• The problem
Quote exactly the lines spanning from the top of the data below to the line that contains "const fmt = (v: number)", including both.

— Begin Recorded information —

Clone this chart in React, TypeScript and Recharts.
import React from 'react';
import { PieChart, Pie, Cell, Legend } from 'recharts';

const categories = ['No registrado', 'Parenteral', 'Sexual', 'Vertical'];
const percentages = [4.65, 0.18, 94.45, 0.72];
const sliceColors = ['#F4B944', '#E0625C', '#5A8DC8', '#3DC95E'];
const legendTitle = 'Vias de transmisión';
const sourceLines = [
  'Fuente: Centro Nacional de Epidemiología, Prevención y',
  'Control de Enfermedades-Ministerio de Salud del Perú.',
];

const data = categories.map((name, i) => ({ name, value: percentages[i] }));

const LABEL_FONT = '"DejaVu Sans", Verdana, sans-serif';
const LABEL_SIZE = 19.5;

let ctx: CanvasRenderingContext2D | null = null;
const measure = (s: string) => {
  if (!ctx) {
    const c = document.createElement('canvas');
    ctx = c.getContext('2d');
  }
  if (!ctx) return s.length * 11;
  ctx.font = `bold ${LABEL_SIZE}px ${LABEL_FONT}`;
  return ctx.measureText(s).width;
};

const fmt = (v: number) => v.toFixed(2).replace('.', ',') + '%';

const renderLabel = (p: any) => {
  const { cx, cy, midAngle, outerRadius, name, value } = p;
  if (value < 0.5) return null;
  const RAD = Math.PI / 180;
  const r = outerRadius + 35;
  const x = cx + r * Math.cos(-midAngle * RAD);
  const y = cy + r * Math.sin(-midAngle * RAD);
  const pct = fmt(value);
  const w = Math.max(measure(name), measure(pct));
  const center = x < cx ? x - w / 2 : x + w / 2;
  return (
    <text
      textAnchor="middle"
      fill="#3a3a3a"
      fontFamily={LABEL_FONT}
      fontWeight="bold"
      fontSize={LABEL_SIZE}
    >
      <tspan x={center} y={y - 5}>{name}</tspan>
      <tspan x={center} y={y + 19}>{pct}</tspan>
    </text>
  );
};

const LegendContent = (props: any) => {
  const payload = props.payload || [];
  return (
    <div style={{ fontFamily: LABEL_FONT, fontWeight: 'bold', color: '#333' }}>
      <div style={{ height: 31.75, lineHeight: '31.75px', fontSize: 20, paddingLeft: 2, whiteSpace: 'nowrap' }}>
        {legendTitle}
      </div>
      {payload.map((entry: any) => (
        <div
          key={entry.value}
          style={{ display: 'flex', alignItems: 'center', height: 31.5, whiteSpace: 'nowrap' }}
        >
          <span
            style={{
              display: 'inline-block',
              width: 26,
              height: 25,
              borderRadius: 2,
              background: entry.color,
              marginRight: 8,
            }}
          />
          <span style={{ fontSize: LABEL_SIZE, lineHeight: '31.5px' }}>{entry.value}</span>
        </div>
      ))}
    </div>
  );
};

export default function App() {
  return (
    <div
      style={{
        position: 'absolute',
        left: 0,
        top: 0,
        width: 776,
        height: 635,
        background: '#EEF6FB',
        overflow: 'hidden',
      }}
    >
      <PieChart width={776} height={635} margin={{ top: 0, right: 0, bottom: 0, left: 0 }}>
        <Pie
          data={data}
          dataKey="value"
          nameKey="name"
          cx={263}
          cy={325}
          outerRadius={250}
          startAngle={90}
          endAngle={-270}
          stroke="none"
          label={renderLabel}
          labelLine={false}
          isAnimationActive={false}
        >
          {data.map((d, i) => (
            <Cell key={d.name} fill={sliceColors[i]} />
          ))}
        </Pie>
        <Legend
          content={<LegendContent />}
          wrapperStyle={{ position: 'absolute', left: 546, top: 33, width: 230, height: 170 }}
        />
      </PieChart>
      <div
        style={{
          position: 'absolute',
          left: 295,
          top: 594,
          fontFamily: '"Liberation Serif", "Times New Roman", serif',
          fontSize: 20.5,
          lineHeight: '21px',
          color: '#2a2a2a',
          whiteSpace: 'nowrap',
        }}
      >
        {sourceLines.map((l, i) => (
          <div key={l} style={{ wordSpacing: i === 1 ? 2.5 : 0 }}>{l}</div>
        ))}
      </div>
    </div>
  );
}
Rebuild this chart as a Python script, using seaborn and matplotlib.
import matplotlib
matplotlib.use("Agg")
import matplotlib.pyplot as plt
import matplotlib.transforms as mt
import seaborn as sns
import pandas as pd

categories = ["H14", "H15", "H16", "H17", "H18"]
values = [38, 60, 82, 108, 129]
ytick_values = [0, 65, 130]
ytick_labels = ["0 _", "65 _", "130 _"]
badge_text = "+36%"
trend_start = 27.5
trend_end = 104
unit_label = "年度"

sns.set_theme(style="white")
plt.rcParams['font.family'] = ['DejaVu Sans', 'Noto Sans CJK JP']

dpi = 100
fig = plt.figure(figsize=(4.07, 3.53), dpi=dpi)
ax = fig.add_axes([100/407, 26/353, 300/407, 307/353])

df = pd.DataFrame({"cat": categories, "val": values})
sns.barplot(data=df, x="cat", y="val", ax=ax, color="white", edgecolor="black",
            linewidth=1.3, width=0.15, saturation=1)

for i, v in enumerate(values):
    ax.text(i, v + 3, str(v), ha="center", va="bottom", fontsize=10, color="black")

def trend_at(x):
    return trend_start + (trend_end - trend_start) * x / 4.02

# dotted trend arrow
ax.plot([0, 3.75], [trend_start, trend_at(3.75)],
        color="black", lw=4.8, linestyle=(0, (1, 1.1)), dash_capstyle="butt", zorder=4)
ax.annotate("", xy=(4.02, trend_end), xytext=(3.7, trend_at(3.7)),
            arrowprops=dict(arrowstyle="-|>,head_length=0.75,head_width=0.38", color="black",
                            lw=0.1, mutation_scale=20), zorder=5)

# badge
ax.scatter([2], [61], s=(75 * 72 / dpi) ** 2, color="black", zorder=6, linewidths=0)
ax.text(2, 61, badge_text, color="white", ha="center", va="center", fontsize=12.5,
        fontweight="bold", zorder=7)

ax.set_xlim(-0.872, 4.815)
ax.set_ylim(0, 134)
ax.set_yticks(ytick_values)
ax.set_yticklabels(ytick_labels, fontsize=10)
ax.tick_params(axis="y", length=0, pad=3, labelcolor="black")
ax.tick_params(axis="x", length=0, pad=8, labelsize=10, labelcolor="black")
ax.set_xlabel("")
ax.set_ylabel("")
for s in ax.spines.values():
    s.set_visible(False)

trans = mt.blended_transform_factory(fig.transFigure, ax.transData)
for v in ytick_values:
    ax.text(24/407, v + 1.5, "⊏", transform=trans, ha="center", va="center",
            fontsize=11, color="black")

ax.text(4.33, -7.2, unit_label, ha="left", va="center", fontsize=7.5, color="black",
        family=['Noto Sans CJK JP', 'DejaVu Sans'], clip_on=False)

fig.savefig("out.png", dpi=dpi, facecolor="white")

— End Recorded information —

• The completed task
Clone this chart in React, TypeScript and Recharts.
import React from 'react';
import { PieChart, Pie, Cell, Legend } from 'recharts';

const categories = ['No registrado', 'Parenteral', 'Sexual', 'Vertical'];
const percentages = [4.65, 0.18, 94.45, 0.72];
const sliceColors = ['#F4B944', '#E0625C', '#5A8DC8', '#3DC95E'];
const legendTitle = 'Vias de transmisión';
const sourceLines = [
  'Fuente: Centro Nacional de Epidemiología, Prevención y',
  'Control de Enfermedades-Ministerio de Salud del Perú.',
];

const data = categories.map((name, i) => ({ name, value: percentages[i] }));

const LABEL_FONT = '"DejaVu Sans", Verdana, sans-serif';
const LABEL_SIZE = 19.5;

let ctx: CanvasRenderingContext2D | null = null;
const measure = (s: string) => {
  if (!ctx) {
    const c = document.createElement('canvas');
    ctx = c.getContext('2d');
  }
  if (!ctx) return s.length * 11;
  ctx.font = `bold ${LABEL_SIZE}px ${LABEL_FONT}`;
  return ctx.measureText(s).width;
};

const fmt = (v: number) => v.toFixed(2).replace('.', ',') + '%';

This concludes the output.